>> START SOURCE EXCERPT

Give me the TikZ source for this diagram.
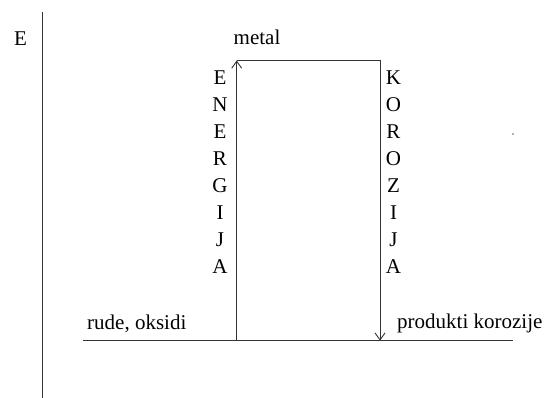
\documentclass[tikz,border=0pt]{standalone}
\usepackage{fontspec}
\setmainfont{Liberation Serif}
\usetikzlibrary{arrows.meta}
\begin{document}
\begin{tikzpicture}[x=1pt,y=-1pt,
  line/.style={line width=1pt, draw=black!80},
  barb/.style={-{Straight Barb[length=7pt,width=10pt,line width=0.9pt]}},
  lbl/.style={inner sep=0pt, font=\fontsize{21}{25}\selectfont},
  letter/.style={inner sep=0pt, font=\fontsize{21}{25}\selectfont}]
\useasboundingbox (0,0) rectangle (558,398);
% axis
\coordinate (axtop) at (42,12);
\coordinate (axbot) at (42,398);
\draw[line] (axtop) -- (axbot);
\node[lbl] (E) at (20.5,39) {E};
% baseline
\coordinate (hl) at (83,340.7);
\coordinate (hr) at (513,340.7);
\draw[line] (hl) -- (hr);
% box corners
\coordinate (bl) at (236.7,340.7);
\coordinate (tl) at (236.7,60.5);
\coordinate (tr) at (380,60.5);
\coordinate (br) at (380,340.7);
\draw[line,barb] (bl) -- (tl);
\draw[line] (tl) -- (tr);
\draw[line,barb] (tr) -- (br);
% labels
\node[lbl,anchor=base] (metal) at (257,45) {metal};
\node[lbl,anchor=base west] (rude) at (87,330) {rude, oksidi};
\node[lbl,anchor=base west] (prod) at (397,329) {produkti korozije};
\foreach \l [count=\i] in {E,N,E,R,G,I,J,A}
  \node[letter] (en\i) at (220,{78+(\i-1)*26.9}) {\l};
\foreach \l [count=\i] in {K,O,R,O,Z,I,J,A}
  \node[letter] (ko\i) at (393.5,{78+(\i-1)*26.9}) {\l};
% stray dot
\fill[black!60] (513,134) circle (0.8pt);
\end{tikzpicture}
\end{document}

>> END SOURCE EXCERPT

→ **TASK**
Repeat the data in full and exactly. Omit pictures.

→ **TASK ANSWER**
Give me the TikZ source for this diagram.
\documentclass[tikz,border=0pt]{standalone}
\usepackage{fontspec}
\setmainfont{Liberation Serif}
\usetikzlibrary{arrows.meta}
\begin{document}
\begin{tikzpicture}[x=1pt,y=-1pt,
  line/.style={line width=1pt, draw=black!80},
  barb/.style={-{Straight Barb[length=7pt,width=10pt,line width=0.9pt]}},
  lbl/.style={inner sep=0pt, font=\fontsize{21}{25}\selectfont},
  letter/.style={inner sep=0pt, font=\fontsize{21}{25}\selectfont}]
\useasboundingbox (0,0) rectangle (558,398);
% axis
\coordinate (axtop) at (42,12);
\coordinate (axbot) at (42,398);
\draw[line] (axtop) -- (axbot);
\node[lbl] (E) at (20.5,39) {E};
% baseline
\coordinate (hl) at (83,340.7);
\coordinate (hr) at (513,340.7);
\draw[line] (hl) -- (hr);
% box corners
\coordinate (bl) at (236.7,340.7);
\coordinate (tl) at (236.7,60.5);
\coordinate (tr) at (380,60.5);
\coordinate (br) at (380,340.7);
\draw[line,barb] (bl) -- (tl);
\draw[line] (tl) -- (tr);
\draw[line,barb] (tr) -- (br);
% labels
\node[lbl,anchor=base] (metal) at (257,45) {metal};
\node[lbl,anchor=base west] (rude) at (87,330) {rude, oksidi};
\node[lbl,anchor=base west] (prod) at (397,329) {produkti korozije};
\foreach \l [count=\i] in {E,N,E,R,G,I,J,A}
  \node[letter] (en\i) at (220,{78+(\i-1)*26.9}) {\l};
\foreach \l [count=\i] in {K,O,R,O,Z,I,J,A}
  \node[letter] (ko\i) at (393.5,{78+(\i-1)*26.9}) {\l};
% stray dot
\fill[black!60] (513,134) circle (0.8pt);
\end{tikzpicture}
\end{document}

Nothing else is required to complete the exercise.